To my sister and my bestfriend…

This time (Thursday) last week…I was unusually missing my sis (I only told a friend of mine here about this). I asked myself why that night. Then I think it’s partly because I was simply being mellow. Some parts were because I’d just submitted the Strategic Management assignment -if it wasn’t because of her and my friend who had accompanied me while I was working on that bloody assignment in the last minutes, I must have panicked even more. And another part, it’s because I, again, realised that I had been away from her for years. Until now, much of the talk has been through phonecalls or emails or sms.

She started working in Jakarta when I was still in high school and uni. Then when I finished my undergrad, I thought we’d be working in Jakarta together. So it should be fun. It WAS fun during my first months in Jakarta as she was still there and we went out almost every day. Yet later I found myself alone there as my sis went to Melb for her masters. So I thought we’re gonna be together again in 2 years, that would be when she finished studying and came back for good. Yet the future has unfolded another story. I was scheduled to be here in less than a month after she touched down Indo.

That was then…

Today…I am terribly sorry for her, and also for Widya and Pai. The kost where they stay was destroyed by fire last night. Nothing left. I’ve been asking God why since last night. Call me selfish, call me cold-hearted as I’m not able to cry for the suffering of others when I don’t know the persons. I know there are people out there who suffer even more, but I don’t know them personally. My feeling for those people only as far as a sympathy. Nothing more. But whom I’m talking about here are my one and only sis and my bestfriend (whom, to you, are people you don’t know personally either). Suddenly the whole thoughts about suffering become totally different. It becomes unfair when the bad things happen to my dearest ones. They are people I know close enough that bad things should not happen to them. I’ve been asking God for forgiveness as I am more into asking Him why He has allowed this to touch their lives, than thanking Him for He has not let the fire to touch their bodies. I know He must have a reason for this. I do believe in that. But I cannot imagine them having to loose most of their valuable belongings in minutes or hours. I would be devastated if I were them -suddenly I didn’t have clothes to change, softlenses to keep my vision clear, things I intended to keep as souvenirs, etc. etc. There are things you can buy as long as you have some money in your pocket, but there are also many things you cannot and they’re gone when they are. This is just beyond my understanding.

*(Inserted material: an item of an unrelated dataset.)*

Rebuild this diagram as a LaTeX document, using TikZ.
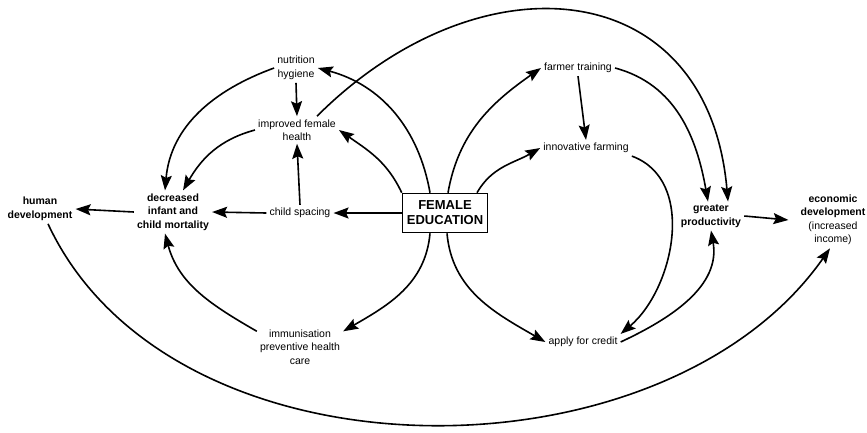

And this afternoon, my sis sent me an sms asking what my minus was. She said that she’s buying softlenses (because hers were gone) and got a free pack of colour softlenses, and she’s gonna give them to me. When I read her sms I instantly said to myself, "What on earth is she talking about? Last night she lost most of her belongings and now she’s talking about colour softlenses like she’s in a frenzy of a shopping spree? And now she’s talking about giving something to me as if she had never lost anything?" I know it’s a free package anyway, but still… This is just too much to understand.

One Response to “To my sister and my bestfriend…”

  1. Angelina Says:

    hi sis, i really miss u too. hope after you finish your study in Dec, we can spend more time together. things can be bought but time spent together is for eternity.
    when the fire burnt my room and all my stuff, material things suddenly felt very trivial. God allows us to have things but all can be taken away from you in a matter of seconds. Friendship and relationship with God and people are far more important.
    During those two days after, i felt that i am really blessed to have friends and family being there for me. and that i can still stand on my two feet to get through and start over.
    i guess one of the reasons God let this happen is for me to value life, to live each day to the fullest, to do the best i can in everything i do so that there will be no regrets. lately i felt like i have lost my objectives in life. no more drive and motivation. i spent each day just counting hours from the moment i wake up until i went to sleep. now, i promise myself to be a better person and not to postpone anything i can do today. i am thankful that i am given the opportunity to have a brand new start. God does not allow us to suffer more than we can bear. this is just a small lesson to learn.